There’s more to New York than New York City, as illustrated by John’s migration pattern. He moved to Westchester County from the Empire State’s Capital District, his birthplace and longtime home. A Troy native, John graduated from SUNY Albany after spending a year attending Notre Dame. There was no better place to put the economics degree he earned to use than in financial services.
But his bright tomorrows were taken on a historically dark day. John Armand Reo was 28 years old when terrorists murdered him for showing up to his occupation. Our world lost someone with normal, simple, and wonderful interests. A high school football and lacrosse player liked the Yankees, golfing, and Scrabble. Most importantly, he valued family moments. The youngest of five, John had eight nephews and nieces whom every account notes he found to be a source of unbridled joy. He took the time to indulge in delightful everyday things so many of us do, or at least should, treasure.
It somehow got worse. The Reo family endured a particularly awful September 11 when so many suffered: aforementioned brother-in-law John was also killed. There are countless ways to frame the atrocity, all of them awful. The pain his parents endured coping with the death of both a son and son-in-law is as unimaginable as Suzanne losing her husband and brother at once.
His final resting place is where he worked. John’s grave is at the National September 11 Memorial, with his name appearing on Panel N-40. As a company which sustained the massacre of 658 employees, Cantor Fitzgerald remains singularly linked with the attacks. Employees’ names on the memorial are arranged according to friendship and relationship in recognition of the firm’s particular devastation. By request, John Leo and John Swaine are adjacent forever.
That’s not the only tribute. Those seeking to remember John can also find monuments in both his native Troy and in Valhalla, a hamlet located in his adopted home county. Track his days by where he’s commemorated.
The only thing better than multiple places in his honor would be to still have him present. The potential for so much more was destroyed by evil in a matter of minutes. But John had already succeeded. He was working at an amazing job with an unparalleled view while supported by beloved relatives. Anyone would have felt fortunate under such circumstances.

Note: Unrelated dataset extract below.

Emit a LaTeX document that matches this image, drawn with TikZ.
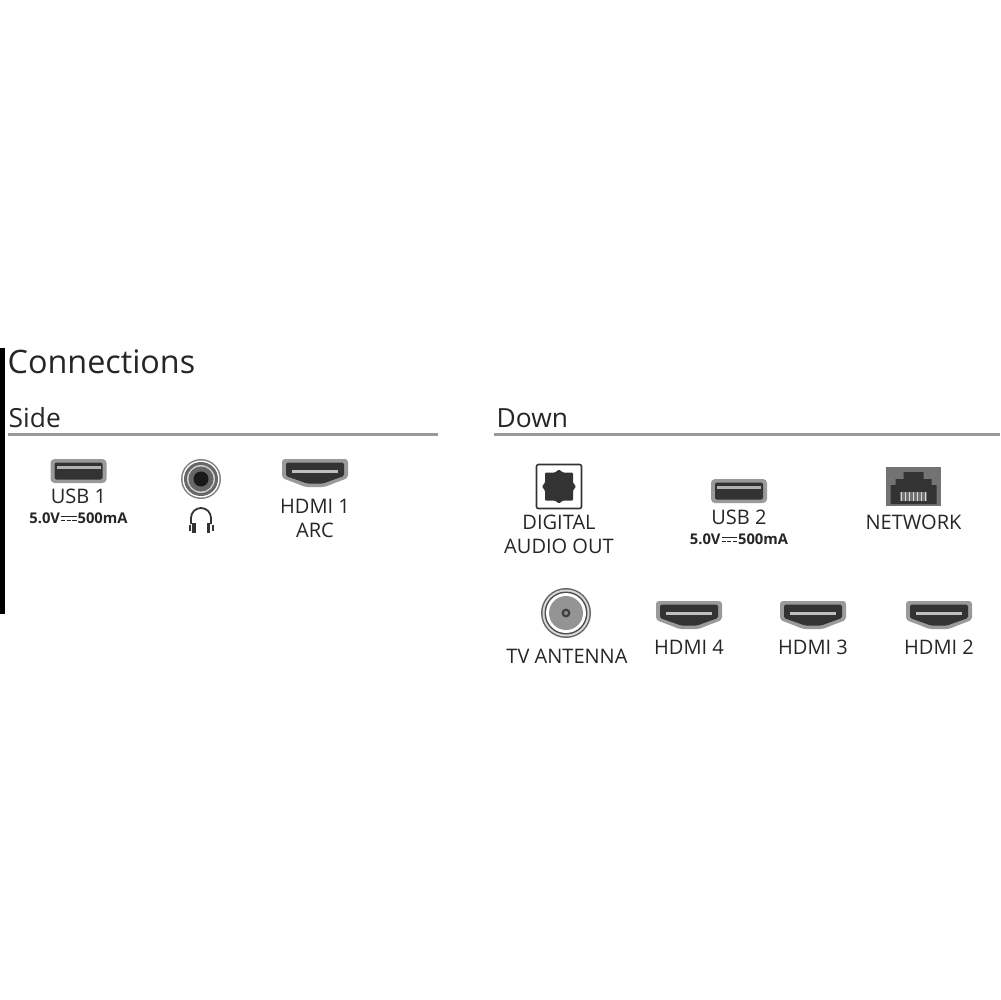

Barbarity naturally leads to focus on loss. We know much time was taken away he could have savored in Manhattan and with his family. Instead, seeing John’s years as a blessing means gratefulness for what he achieved. Living decently is laudable no matter how limited the timespan. The story ended decades too soon. But John blossomed in each chapter. The process of pursuing dreams defines us, and his fulfillment at so many aspects is something he’ll always have realized.